## DATA SHOWN
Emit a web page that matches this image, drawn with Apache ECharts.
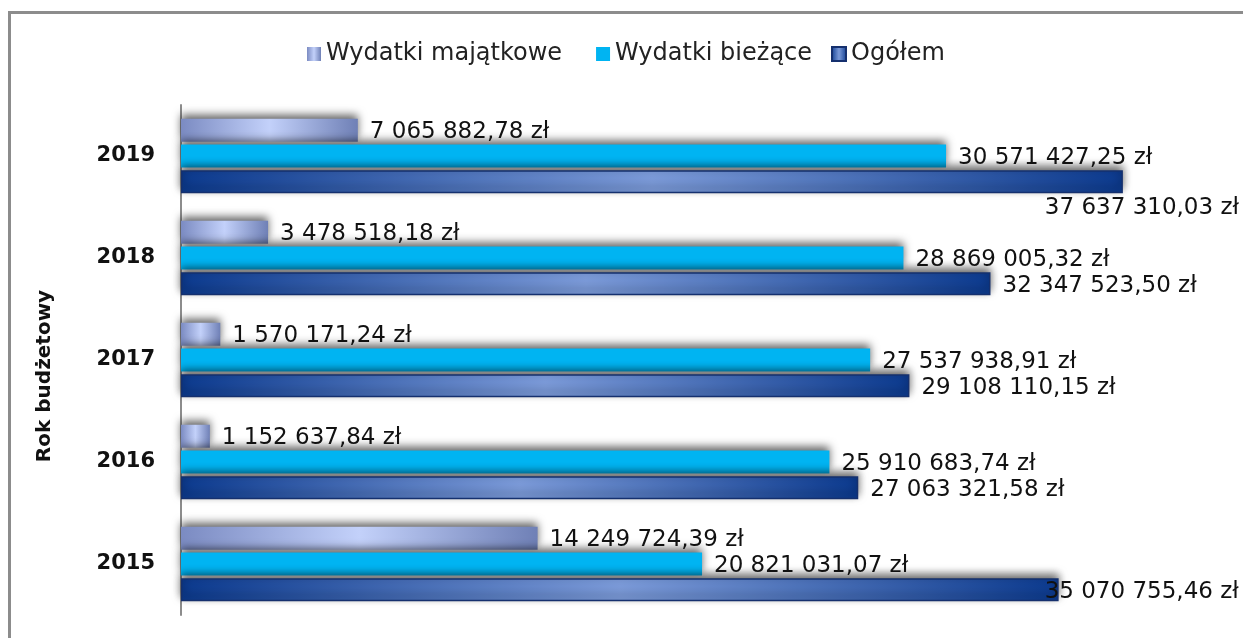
<!DOCTYPE html>
<html>
<head>
<meta charset="utf-8">
<script src="https://cdn.jsdelivr.net/npm/echarts@6/dist/echarts.min.js"></script>
<style>
  html, body { margin: 0; padding: 0; background: #fff; }
  #chart { width: 1243px; height: 638px; }
</style>
</head>
<body>
<div id="chart"></div>
<script>
// Data
const years = ['2015', '2016', '2017', '2018', '2019'];
const majatkowe = [14249724.39, 1152637.84, 1570171.24, 3478518.18, 7065882.78];
const biezace = [20821031.07, 25910683.74, 27537938.91, 28869005.32, 30571427.25];
const ogolem = [35070755.46, 27063321.58, 29108110.15, 32347523.50, 37637310.03];

const FONT = 'DejaVu Sans';

// 12345678.9 -> "12 345 678,90 zł"
function formatZl(v) {
    const parts = v.toFixed(2).split('.');
    const intPart = parts[0].replace(/\B(?=(\d{3})+(?!\d))/g, ' ');
    return intPart + ',' + parts[1] + ' zł';
}

const chart = echarts.init(document.getElementById('chart'));

const labelStyle = {
    show: true,
    position: 'right',
    distance: 12,
    offset: [0, 2],
    color: '#111',
    fontFamily: FONT,
    fontSize: 23,
    formatter: p => formatZl(p.value)
};

const shadow = {
    shadowColor: 'rgba(0, 0, 0, 0.6)',
    shadowBlur: 8,
    shadowOffsetY: -4
};

const majGradient = new echarts.graphic.LinearGradient(0, 0, 1, 0, [
    { offset: 0, color: '#7b8bc2' },
    { offset: 0.5, color: '#c3d1fa' },
    { offset: 1, color: '#6f80b6' }
]);
const ogGradient = new echarts.graphic.LinearGradient(0, 0, 1, 0, [
    { offset: 0, color: '#0c3a8e' },
    { offset: 0.5, color: '#7b9ad8' },
    { offset: 1, color: '#0c3a8e' }
]);

// Ogółem labels near the right edge were pushed inward in the original
const ogolemData = ogolem.map((v, i) => {
    if (i === 4) return { value: v, label: { offset: [-90, 26] } };
    if (i === 0) return { value: v, label: { offset: [-26, 2] } };
    return v;
});

const legendText = { fontFamily: FONT, fontSize: 24, color: '#222' };

const option = {
    animation: false,
    graphic: [{
        type: 'rect',
        shape: { x: 9.5, y: 12.5, width: 1300, height: 700 },
        style: { fill: 'none', stroke: '#8c8c8c', lineWidth: 3 },
        silent: true
    }],
    legend: [
        {
            top: 37,
            left: 302,
            icon: 'rect',
            itemWidth: 14,
            itemHeight: 14,
            itemGap: 34,
            textStyle: legendText,
            data: ['Wydatki majątkowe', 'Wydatki bieżące']
        },
        {
            top: 37,
            left: 826,
            icon: 'rect',
            itemWidth: 14,
            itemHeight: 14,
            textStyle: legendText,
            data: ['Ogółem']
        }
    ],
    grid: { left: 181, right: 61, top: 105, bottom: 23 },
    xAxis: {
        type: 'value',
        min: 0,
        max: 40000000,
        show: false
    },
    yAxis: {
        type: 'category',
        data: years,
        name: 'Rok budżetowy',
        nameLocation: 'middle',
        nameRotate: 90,
        nameGap: 126,
        nameTextStyle: { fontFamily: FONT, fontSize: 20, fontWeight: 'bold', color: '#111', padding: [0, 32, 0, 0] },
        axisLine: { lineStyle: { color: '#8c8c8c', width: 2 } },
        axisTick: { show: false },
        axisLabel: { fontFamily: FONT, fontSize: 21, fontWeight: 'bold', color: '#111', margin: 26 }
    },
    series: [
        {
            name: 'Wydatki majątkowe',
            type: 'bar',
            barWidth: 23,
            barGap: '12%',
            data: majatkowe,
            itemStyle: Object.assign({ color: majGradient }, shadow),
            label: labelStyle
        },
        {
            name: 'Wydatki bieżące',
            type: 'bar',
            barWidth: 23,
            barGap: '12%',
            data: biezace,
            itemStyle: Object.assign({ color: '#00b4f2' }, shadow),
            label: labelStyle
        },
        {
            name: 'Ogółem',
            type: 'bar',
            barWidth: 23,
            barGap: '12%',
            data: ogolemData,
            itemStyle: Object.assign({ color: ogGradient, borderColor: '#15306e', borderWidth: 1.5 }, shadow),
            label: labelStyle
        }
    ]
};

chart.setOption(option);
</script>
</body>
</html>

## AIM
Reproduce the data word for word, excluding its pictures.

## COMPLETE OUTPUT
Emit a web page that matches this image, drawn with Apache ECharts.
<!DOCTYPE html>
<html>
<head>
<meta charset="utf-8">
<script src="https://cdn.jsdelivr.net/npm/echarts@6/dist/echarts.min.js"></script>
<style>
  html, body { margin: 0; padding: 0; background: #fff; }
  #chart { width: 1243px; height: 638px; }
</style>
</head>
<body>
<div id="chart"></div>
<script>
// Data
const years = ['2015', '2016', '2017', '2018', '2019'];
const majatkowe = [14249724.39, 1152637.84, 1570171.24, 3478518.18, 7065882.78];
const biezace = [20821031.07, 25910683.74, 27537938.91, 28869005.32, 30571427.25];
const ogolem = [35070755.46, 27063321.58, 29108110.15, 32347523.50, 37637310.03];

const FONT = 'DejaVu Sans';

// 12345678.9 -> "12 345 678,90 zł"
function formatZl(v) {
    const parts = v.toFixed(2).split('.');
    const intPart = parts[0].replace(/\B(?=(\d{3})+(?!\d))/g, ' ');
    return intPart + ',' + parts[1] + ' zł';
}

const chart = echarts.init(document.getElementById('chart'));

const labelStyle = {
    show: true,
    position: 'right',
    distance: 12,
    offset: [0, 2],
    color: '#111',
    fontFamily: FONT,
    fontSize: 23,
    formatter: p => formatZl(p.value)
};

const shadow = {
    shadowColor: 'rgba(0, 0, 0, 0.6)',
    shadowBlur: 8,
    shadowOffsetY: -4
};

const majGradient = new echarts.graphic.LinearGradient(0, 0, 1, 0, [
    { offset: 0, color: '#7b8bc2' },
    { offset: 0.5, color: '#c3d1fa' },
    { offset: 1, color: '#6f80b6' }
]);
const ogGradient = new echarts.graphic.LinearGradient(0, 0, 1, 0, [
    { offset: 0, color: '#0c3a8e' },
    { offset: 0.5, color: '#7b9ad8' },
    { offset: 1, color: '#0c3a8e' }
]);

// Ogółem labels near the right edge were pushed inward in the original
const ogolemData = ogolem.map((v, i) => {
    if (i === 4) return { value: v, label: { offset: [-90, 26] } };
    if (i === 0) return { value: v, label: { offset: [-26, 2] } };
    return v;
});

const legendText = { fontFamily: FONT, fontSize: 24, color: '#222' };

const option = {
    animation: false,
    graphic: [{
        type: 'rect',
        shape: { x: 9.5, y: 12.5, width: 1300, height: 700 },
        style: { fill: 'none', stroke: '#8c8c8c', lineWidth: 3 },
        silent: true
    }],
    legend: [
        {
            top: 37,
            left: 302,
            icon: 'rect',
            itemWidth: 14,
            itemHeight: 14,
            itemGap: 34,
            textStyle: legendText,
            data: ['Wydatki majątkowe', 'Wydatki bieżące']
        },
        {
            top: 37,
            left: 826,
            icon: 'rect',
            itemWidth: 14,
            itemHeight: 14,
            textStyle: legendText,
            data: ['Ogółem']
        }
    ],
    grid: { left: 181, right: 61, top: 105, bottom: 23 },
    xAxis: {
        type: 'value',
        min: 0,
        max: 40000000,
        show: false
    },
    yAxis: {
        type: 'category',
        data: years,
        name: 'Rok budżetowy',
        nameLocation: 'middle',
        nameRotate: 90,
        nameGap: 126,
        nameTextStyle: { fontFamily: FONT, fontSize: 20, fontWeight: 'bold', color: '#111', padding: [0, 32, 0, 0] },
        axisLine: { lineStyle: { color: '#8c8c8c', width: 2 } },
        axisTick: { show: false },
        axisLabel: { fontFamily: FONT, fontSize: 21, fontWeight: 'bold', color: '#111', margin: 26 }
    },
    series: [
        {
            name: 'Wydatki majątkowe',
            type: 'bar',
            barWidth: 23,
            barGap: '12%',
            data: majatkowe,
            itemStyle: Object.assign({ color: majGradient }, shadow),
            label: labelStyle
        },
        {
            name: 'Wydatki bieżące',
            type: 'bar',
            barWidth: 23,
            barGap: '12%',
            data: biezace,
            itemStyle: Object.assign({ color: '#00b4f2' }, shadow),
            label: labelStyle
        },
        {
            name: 'Ogółem',
            type: 'bar',
            barWidth: 23,
            barGap: '12%',
            data: ogolemData,
            itemStyle: Object.assign({ color: ogGradient, borderColor: '#15306e', borderWidth: 1.5 }, shadow),
            label: labelStyle
        }
    ]
};

chart.setOption(option);
</script>
</body>
</html>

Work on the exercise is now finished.